I am working with PySpark. I have a DataFrame loaded from csv that contains the following schema:
root
|-- id: string (nullable = true)
|-- date: date (nullable = true)
|-- users: string (nullable = true)
If I show the first two rows it looks like:
+---+----------+---------------------------------------------------+
| id| date|users |
+---+----------+---------------------------------------------------+
| 1|2017-12-03|{"1":["xxx","yyy","zzz"],"2":["aaa","bbb"],"3":[]} |
| 2|2017-12-04|{"1":["uuu","yyy","zzz"],"2":["aaa"],"3":[]} |
+---+----------+---------------------------------------------------+
I would like to create a new DataFrame that contains the 'user' string broken out by each element. I would like something similar to
id user_id user_product
1 1 xxx
1 1 yyy
1 1 zzz
1 2 aaa
1 2 bbb
1 3 <null>
2 1 uuu
etc...
I have tried many approaches but can't seem to get it working.
The closest I can get is defining the schema such as the following and creating a new df applying schema using from_json:
userSchema = StructType([
StructField("user_id", StringType()),
StructField("product_list", StructType([
StructField("product", StringType())
]))
])
user_df = in_csv.select('id',from_json(in_csv.users, userSchema).alias("test"))
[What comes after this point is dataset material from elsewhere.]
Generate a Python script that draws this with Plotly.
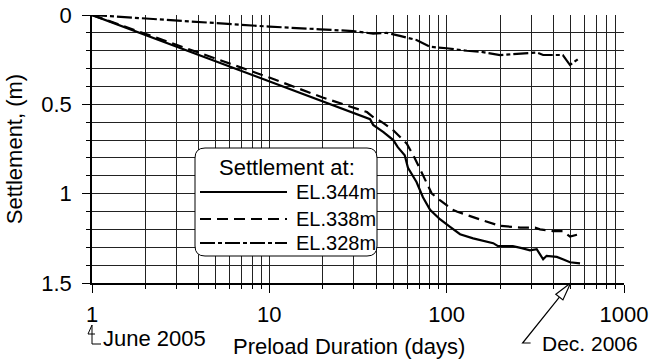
import math
import plotly.graph_objects as go

# Preload duration (days) and settlement (m) for each settlement plate
days_344 = [1, 2, 5, 10, 20, 30, 37, 38.5, 44, 50, 53, 58, 60.5, 67.6, 73.5, 80.6,
            91.6, 104.5, 119, 141, 160, 183, 194, 236, 265, 295, 322, 350, 366,
            418, 452, 496, 565]
settle_344 = [0, 0.112, 0.26, 0.372, 0.484, 0.549, 0.583, 0.615, 0.655, 0.70, 0.74,
              0.785, 0.855, 0.935, 1.02, 1.09, 1.143, 1.186, 1.227, 1.25, 1.264,
              1.277, 1.292, 1.294, 1.305, 1.317, 1.311, 1.367, 1.348, 1.354, 1.367,
              1.384, 1.39]

days_338 = [1, 2, 5, 10, 20, 30, 35.5, 38.5, 44, 50, 59.6, 66, 73.5, 82.5, 91.6,
            108, 114, 130, 148, 160, 200, 260, 315, 336, 398, 452, 496, 543]
settle_338 = [0, 0.105, 0.245, 0.35, 0.462, 0.52, 0.543, 0.571, 0.605, 0.645, 0.72,
              0.80, 0.90, 1.0, 1.036, 1.09, 1.10, 1.12, 1.14, 1.15, 1.18, 1.19,
              1.19, 1.20, 1.21, 1.21, 1.24, 1.23]

days_328 = [1, 2, 3.57, 10, 19.3, 29.7, 38.5, 46, 54.5, 67.6, 80.6, 100, 130, 154,
            200, 260, 322, 350, 452, 496, 553]
settle_328 = [0, 0.02, 0.037, 0.065, 0.08, 0.09, 0.104, 0.10, 0.117, 0.14, 0.178,
              0.186, 0.20, 0.205, 0.224, 0.214, 0.21, 0.224, 0.224, 0.28, 0.245]

series_names = ["EL.344m", "EL.338m", "EL.328m"]
x_tick_vals = [1, 10, 100, 1000]
x_tick_text = ["1", "10", "100", "1000"]
y_tick_vals = [0, 0.5, 1, 1.5]
y_tick_text = ["0", "0.5", "1", "1.5"]

START_DAY = 1      # June 2005
END_DAY = 500      # Dec. 2006
X_LOG_RANGE = [0, 3]

FONT = "Liberation Sans, Arial, sans-serif"
FS = 22
FS_KEY = 20
DASHES = ["solid", "11px,6px", "15px,3px,4px,3px"]

fig = go.Figure()
for xs, ys, name, dash in zip([days_344, days_338, days_328],
                              [settle_344, settle_338, settle_328],
                              series_names, DASHES):
    fig.add_trace(go.Scatter(x=xs, y=ys, mode="lines", name=name, showlegend=False,
                             line=dict(color="black", width=2.2, dash=dash)))

grid_col = "#222222"
fig.update_xaxes(type="log", range=X_LOG_RANGE, tickvals=x_tick_vals, ticktext=x_tick_text,
                 ticks="outside", ticklen=8, tickcolor="black",
                 showline=True, linecolor="black", linewidth=1.5,
                 showgrid=True, gridcolor=grid_col, gridwidth=1,
                 minor=dict(dtick="D1", ticks="outside", ticklen=4, tickcolor="black",
                            showgrid=True, gridcolor=grid_col, gridwidth=1),
                 tickfont=dict(family=FONT, size=FS, color="black"),
                 ticklabelstandoff=3, automargin=False,
                 zeroline=False)
fig.update_yaxes(range=[1.5, 0], tickvals=y_tick_vals, ticktext=y_tick_text,
                 ticks="outside", ticklen=8, tickcolor="black",
                 showline=True, linecolor="black", linewidth=1.5,
                 showgrid=True, gridcolor=grid_col, gridwidth=1,
                 minor=dict(dtick=0.1, ticks="outside", ticklen=4, tickcolor="black",
                            showgrid=True, gridcolor=grid_col, gridwidth=1),
                 tickfont=dict(family=FONT, size=FS, color="black"),
                 ticklabelstandoff=6, automargin=False,
                 title=dict(text="Settlement, (m)", standoff=13,
                            font=dict(family=FONT, size=FS, color="black")),
                 zeroline=False)

shapes = []
# Rounded legend frame (pixel offsets from the plot's top-left corner)
bx0, bx1, by0, by1, r = 103, 285, -133, -241, 10
frame = (f"M{bx0 + r},{by0} L{bx1 - r},{by0} Q{bx1},{by0} {bx1},{by0 - r} "
         f"L{bx1},{by1 + r} Q{bx1},{by1} {bx1 - r},{by1} L{bx0 + r},{by1} "
         f"Q{bx0},{by1} {bx0},{by1 + r} L{bx0},{by0 - r} Q{bx0},{by0} {bx0 + r},{by0} Z")
shapes.append(dict(type="path", xref="paper", yref="paper", xsizemode="pixel",
                   ysizemode="pixel", xanchor=0, yanchor=1, path=frame,
                   line=dict(color="black", width=1), fillcolor="white", layer="above"))
rows = [-177, -204, -228]
for yy, dash in zip(rows, DASHES):
    shapes.append(dict(type="line", xref="paper", yref="paper", xsizemode="pixel",
                       ysizemode="pixel", xanchor=0, yanchor=1, x0=108, x1=195,
                       y0=yy, y1=yy, line=dict(color="black", width=2.2, dash=dash),
                       layer="above"))


def day_to_paper(day):
    lo, hi = X_LOG_RANGE
    return (math.log10(day) - lo) / (hi - lo)


# Callout for the start of preloading
shapes.append(dict(type="path", xref="paper", yref="paper", xsizemode="pixel",
                   ysizemode="pixel", xanchor=day_to_paper(START_DAY), yanchor=0,
                   path="M0,-42 L-4,-51 L3,-51 M0,-42 L0,-61 L9,-61",
                   line=dict(color="black", width=1), layer="above"))
# Callout for the end of preloading
shapes.append(dict(type="path", xref="paper", yref="paper", xsizemode="pixel",
                   ysizemode="pixel", xanchor=day_to_paper(END_DAY), yanchor=0,
                   path="M-11.2,-14.1 L-48,-60 L-40,-60",
                   line=dict(color="black", width=1.2), layer="above"))
shapes.append(dict(type="path", xref="paper", yref="paper", xsizemode="pixel",
                   ysizemode="pixel", xanchor=day_to_paper(END_DAY), yanchor=0,
                   path="M0,0 L-7.7,-16.9 L-14.8,-11.3 Z",
                   line=dict(color="black", width=1.2), fillcolor="white", layer="above"))

annotations = [
    dict(text="Settlement at:", xref="paper", yref="paper", x=0, y=1, xshift=195,
         yshift=-152, xanchor="center", yanchor="middle", showarrow=False,
         font=dict(family=FONT, size=FS, color="black")),
]
for yy, name in zip(rows, series_names):
    annotations.append(dict(text=name, xref="paper", yref="paper", x=0, y=1,
                            xshift=202, yshift=yy, xanchor="left", yanchor="middle",
                            showarrow=False,
                            font=dict(family=FONT, size=FS_KEY, color="black")))
# x-axis title, set slightly left of the plot centre
annotations.append(dict(text="Preload Duration (days)", xref="paper", yref="paper",
                        x=0, y=0, xshift=257, yshift=-63, xanchor="center",
                        yanchor="middle", showarrow=False,
                        font=dict(family=FONT, size=FS, color="black")))
annotations.append(dict(text="June 2005", xref="paper", yref="paper", x=0, y=0,
                        xshift=9, yshift=-55, xanchor="left", yanchor="middle",
                        showarrow=False, font=dict(family=FONT, size=FS, color="black")))
annotations.append(dict(text="Dec. 2006", xref="paper", yref="paper", x=0, y=0,
                        xshift=448, yshift=-60, xanchor="left", yanchor="middle",
                        showarrow=False, font=dict(family=FONT, size=FS - 1, color="black")))

fig.update_layout(width=650, height=360, margin=dict(l=92, r=26, t=15, b=77),
                  paper_bgcolor="white", plot_bgcolor="white",
                  shapes=shapes, annotations=annotations, showlegend=False)

fig.write_html("out.html")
This returns the correct schema:
root
|-- id: string (nullable = true)
|-- test: struct (nullable = true)
| |-- user_id: string (nullable = true)
| |-- product_list: struct (nullable = true)
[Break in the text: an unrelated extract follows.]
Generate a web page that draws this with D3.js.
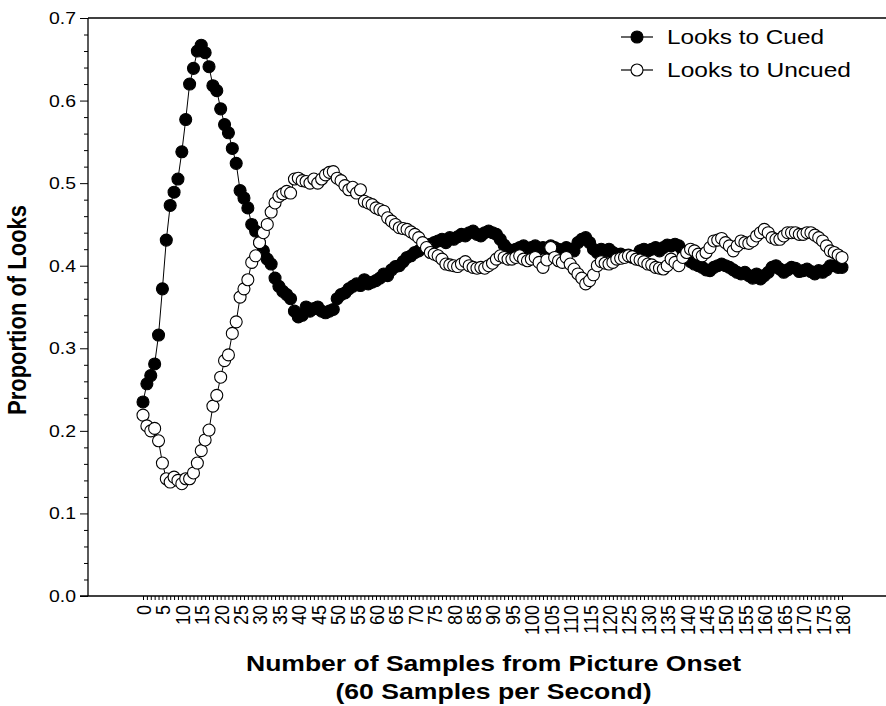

| | |-- product: string (nullable = true)
but when I show any part of the 'test' struct it returns nulls instead of values e.g.
user_df.select('test.user_id').show()
returns test.user_id :
+-------+
|user_id|
+-------+
| null|
| null|
+-------+
Maybe I shouldn't be using the from_json as the users string is not pure JSON. Any help as to approach I could take?